- [TASK DETAILS]
Print exactly what lies from the line with "Clone this chart in D3.js." down to the line with "300000, 350000, 400000];", counting both of those lines, but not the pictures.

- [PROVIDED ENTRIES]
+++
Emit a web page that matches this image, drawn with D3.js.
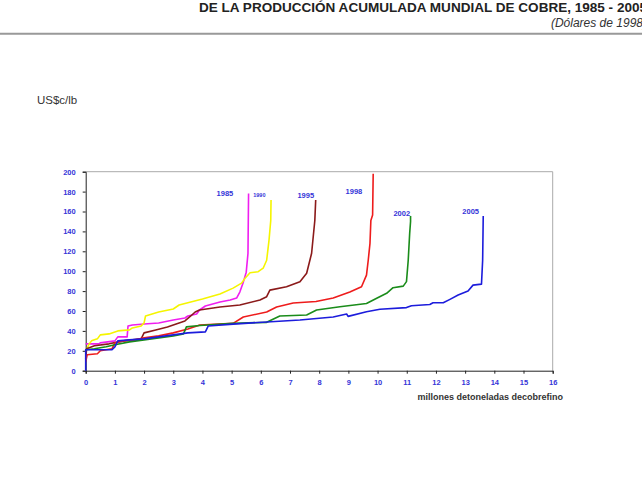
+++
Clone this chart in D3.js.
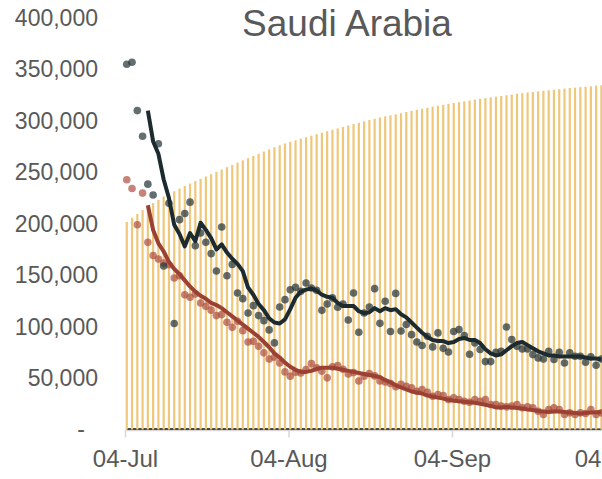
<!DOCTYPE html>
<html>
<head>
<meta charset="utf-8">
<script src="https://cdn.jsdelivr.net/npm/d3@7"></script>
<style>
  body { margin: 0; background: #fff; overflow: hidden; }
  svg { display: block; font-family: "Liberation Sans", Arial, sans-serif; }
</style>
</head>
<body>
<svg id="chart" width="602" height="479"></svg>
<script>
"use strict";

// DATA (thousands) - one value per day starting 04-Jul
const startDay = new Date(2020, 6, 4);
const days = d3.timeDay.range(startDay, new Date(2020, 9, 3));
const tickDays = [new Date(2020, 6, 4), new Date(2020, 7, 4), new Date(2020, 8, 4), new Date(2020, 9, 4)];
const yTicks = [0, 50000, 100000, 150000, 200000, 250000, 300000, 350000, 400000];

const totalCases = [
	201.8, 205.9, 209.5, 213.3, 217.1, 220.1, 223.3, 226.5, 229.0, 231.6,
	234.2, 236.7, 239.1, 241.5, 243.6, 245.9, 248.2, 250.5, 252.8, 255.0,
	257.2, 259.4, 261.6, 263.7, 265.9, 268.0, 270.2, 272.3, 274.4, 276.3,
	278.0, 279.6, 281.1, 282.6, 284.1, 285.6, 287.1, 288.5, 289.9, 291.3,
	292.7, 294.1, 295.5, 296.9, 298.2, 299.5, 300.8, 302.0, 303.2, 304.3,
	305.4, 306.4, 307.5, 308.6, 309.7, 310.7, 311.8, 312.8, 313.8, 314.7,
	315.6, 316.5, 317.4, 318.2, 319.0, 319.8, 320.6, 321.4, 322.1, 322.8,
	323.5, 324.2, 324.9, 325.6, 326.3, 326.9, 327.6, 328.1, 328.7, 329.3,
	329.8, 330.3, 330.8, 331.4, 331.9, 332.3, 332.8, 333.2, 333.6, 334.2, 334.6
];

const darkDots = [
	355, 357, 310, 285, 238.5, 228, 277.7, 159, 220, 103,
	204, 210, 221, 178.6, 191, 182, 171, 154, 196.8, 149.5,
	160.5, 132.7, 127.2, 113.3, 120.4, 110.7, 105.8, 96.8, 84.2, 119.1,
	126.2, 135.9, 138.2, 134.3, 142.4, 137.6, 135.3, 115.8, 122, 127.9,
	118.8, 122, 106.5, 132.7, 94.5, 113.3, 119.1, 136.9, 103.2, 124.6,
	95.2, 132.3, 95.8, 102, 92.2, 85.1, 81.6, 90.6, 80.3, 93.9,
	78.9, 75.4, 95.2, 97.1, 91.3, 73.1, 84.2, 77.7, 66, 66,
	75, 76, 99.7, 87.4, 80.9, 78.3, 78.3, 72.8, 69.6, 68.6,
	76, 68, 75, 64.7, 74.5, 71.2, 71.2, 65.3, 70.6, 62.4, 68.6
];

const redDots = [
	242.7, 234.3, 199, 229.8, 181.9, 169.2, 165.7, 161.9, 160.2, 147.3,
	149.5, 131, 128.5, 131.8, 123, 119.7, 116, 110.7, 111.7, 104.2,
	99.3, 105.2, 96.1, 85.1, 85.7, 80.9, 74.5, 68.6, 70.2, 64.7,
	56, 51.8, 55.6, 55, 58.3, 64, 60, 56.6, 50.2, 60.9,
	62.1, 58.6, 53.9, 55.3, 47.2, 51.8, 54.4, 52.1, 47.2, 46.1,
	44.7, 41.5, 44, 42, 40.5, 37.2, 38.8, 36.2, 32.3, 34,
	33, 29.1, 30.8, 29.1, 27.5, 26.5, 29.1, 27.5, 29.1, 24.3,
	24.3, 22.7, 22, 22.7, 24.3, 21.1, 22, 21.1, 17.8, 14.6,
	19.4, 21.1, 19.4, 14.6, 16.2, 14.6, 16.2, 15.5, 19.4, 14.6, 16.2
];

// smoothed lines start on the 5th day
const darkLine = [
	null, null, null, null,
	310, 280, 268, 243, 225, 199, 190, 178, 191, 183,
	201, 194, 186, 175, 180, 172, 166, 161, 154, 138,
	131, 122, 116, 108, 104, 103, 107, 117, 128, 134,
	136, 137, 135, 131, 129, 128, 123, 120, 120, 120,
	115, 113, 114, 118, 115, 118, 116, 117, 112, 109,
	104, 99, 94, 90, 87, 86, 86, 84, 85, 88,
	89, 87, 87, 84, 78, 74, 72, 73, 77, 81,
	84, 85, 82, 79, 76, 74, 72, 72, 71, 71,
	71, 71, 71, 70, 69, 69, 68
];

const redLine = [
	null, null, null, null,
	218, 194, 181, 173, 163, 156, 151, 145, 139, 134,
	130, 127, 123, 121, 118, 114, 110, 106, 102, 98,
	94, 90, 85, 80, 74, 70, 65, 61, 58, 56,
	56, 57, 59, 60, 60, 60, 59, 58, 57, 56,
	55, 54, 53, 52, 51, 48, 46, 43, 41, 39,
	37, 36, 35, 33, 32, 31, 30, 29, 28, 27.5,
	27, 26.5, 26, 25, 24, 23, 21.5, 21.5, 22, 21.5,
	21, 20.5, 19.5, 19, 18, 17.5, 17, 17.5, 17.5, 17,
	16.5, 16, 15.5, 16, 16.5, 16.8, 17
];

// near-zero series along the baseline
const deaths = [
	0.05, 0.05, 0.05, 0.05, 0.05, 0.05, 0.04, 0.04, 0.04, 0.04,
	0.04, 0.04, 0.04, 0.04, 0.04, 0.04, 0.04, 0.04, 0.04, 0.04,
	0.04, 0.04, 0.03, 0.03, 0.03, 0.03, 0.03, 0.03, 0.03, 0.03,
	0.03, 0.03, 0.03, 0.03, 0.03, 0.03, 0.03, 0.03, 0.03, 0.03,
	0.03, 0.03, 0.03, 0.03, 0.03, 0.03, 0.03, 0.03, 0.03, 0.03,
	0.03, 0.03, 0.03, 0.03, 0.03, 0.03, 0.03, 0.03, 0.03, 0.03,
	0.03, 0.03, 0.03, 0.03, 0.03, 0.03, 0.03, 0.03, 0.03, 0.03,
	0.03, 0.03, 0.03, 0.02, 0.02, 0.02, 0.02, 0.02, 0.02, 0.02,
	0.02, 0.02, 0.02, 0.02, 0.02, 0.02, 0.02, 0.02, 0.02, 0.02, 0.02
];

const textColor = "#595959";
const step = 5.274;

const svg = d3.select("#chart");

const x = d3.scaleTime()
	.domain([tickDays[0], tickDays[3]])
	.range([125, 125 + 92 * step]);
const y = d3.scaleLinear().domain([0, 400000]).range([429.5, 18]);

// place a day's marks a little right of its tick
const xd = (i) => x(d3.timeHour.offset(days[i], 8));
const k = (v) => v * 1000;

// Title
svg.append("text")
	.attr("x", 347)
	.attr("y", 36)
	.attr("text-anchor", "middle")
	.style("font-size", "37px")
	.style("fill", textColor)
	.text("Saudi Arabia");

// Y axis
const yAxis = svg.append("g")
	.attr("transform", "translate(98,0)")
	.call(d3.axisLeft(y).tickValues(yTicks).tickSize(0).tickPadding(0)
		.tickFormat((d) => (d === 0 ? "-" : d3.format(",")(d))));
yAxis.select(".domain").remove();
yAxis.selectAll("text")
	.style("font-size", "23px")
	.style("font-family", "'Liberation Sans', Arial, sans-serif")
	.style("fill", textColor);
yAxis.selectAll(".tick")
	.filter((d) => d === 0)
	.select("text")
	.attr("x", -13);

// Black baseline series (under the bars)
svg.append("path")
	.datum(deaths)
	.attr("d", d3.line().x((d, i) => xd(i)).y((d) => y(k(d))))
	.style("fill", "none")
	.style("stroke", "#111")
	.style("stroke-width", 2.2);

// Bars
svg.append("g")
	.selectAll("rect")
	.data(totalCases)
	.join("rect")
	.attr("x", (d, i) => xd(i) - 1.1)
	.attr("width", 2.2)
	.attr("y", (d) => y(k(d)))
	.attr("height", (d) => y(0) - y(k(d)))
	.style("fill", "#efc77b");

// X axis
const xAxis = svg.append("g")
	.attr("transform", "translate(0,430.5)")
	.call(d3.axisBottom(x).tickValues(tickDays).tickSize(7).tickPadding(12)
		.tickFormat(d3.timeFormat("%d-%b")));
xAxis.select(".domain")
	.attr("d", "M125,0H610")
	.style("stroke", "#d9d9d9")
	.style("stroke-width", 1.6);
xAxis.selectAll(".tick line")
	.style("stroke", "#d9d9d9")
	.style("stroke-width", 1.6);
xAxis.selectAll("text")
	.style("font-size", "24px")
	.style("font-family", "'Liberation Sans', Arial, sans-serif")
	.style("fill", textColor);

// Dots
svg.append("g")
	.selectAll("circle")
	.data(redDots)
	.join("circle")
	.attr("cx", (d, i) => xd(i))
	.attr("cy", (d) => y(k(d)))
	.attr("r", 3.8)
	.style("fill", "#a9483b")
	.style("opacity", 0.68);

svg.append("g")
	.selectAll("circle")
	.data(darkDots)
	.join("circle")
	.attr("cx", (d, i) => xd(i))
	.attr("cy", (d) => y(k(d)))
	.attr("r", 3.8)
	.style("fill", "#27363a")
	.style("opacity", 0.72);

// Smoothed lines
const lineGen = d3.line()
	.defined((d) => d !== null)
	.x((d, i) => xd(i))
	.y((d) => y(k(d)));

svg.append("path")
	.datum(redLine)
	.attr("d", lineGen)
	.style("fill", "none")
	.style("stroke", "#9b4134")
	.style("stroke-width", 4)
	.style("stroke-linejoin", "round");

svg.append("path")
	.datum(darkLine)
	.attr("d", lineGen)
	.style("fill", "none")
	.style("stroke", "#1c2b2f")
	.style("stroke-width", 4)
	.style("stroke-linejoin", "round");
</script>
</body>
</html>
+++
- [ANSWER TO THIS PROBLEM]
Clone this chart in D3.js.
<!DOCTYPE html>
<html>
<head>
<meta charset="utf-8">
<script src="https://cdn.jsdelivr.net/npm/d3@7"></script>
<style>
  body { margin: 0; background: #fff; overflow: hidden; }
  svg { display: block; font-family: "Liberation Sans", Arial, sans-serif; }
</style>
</head>
<body>
<svg id="chart" width="602" height="479"></svg>
<script>
"use strict";

// DATA (thousands) - one value per day starting 04-Jul
const startDay = new Date(2020, 6, 4);
const days = d3.timeDay.range(startDay, new Date(2020, 9, 3));
const tickDays = [new Date(2020, 6, 4), new Date(2020, 7, 4), new Date(2020, 8, 4), new Date(2020, 9, 4)];
const yTicks = [0, 50000, 100000, 150000, 200000, 250000, 300000, 350000, 400000];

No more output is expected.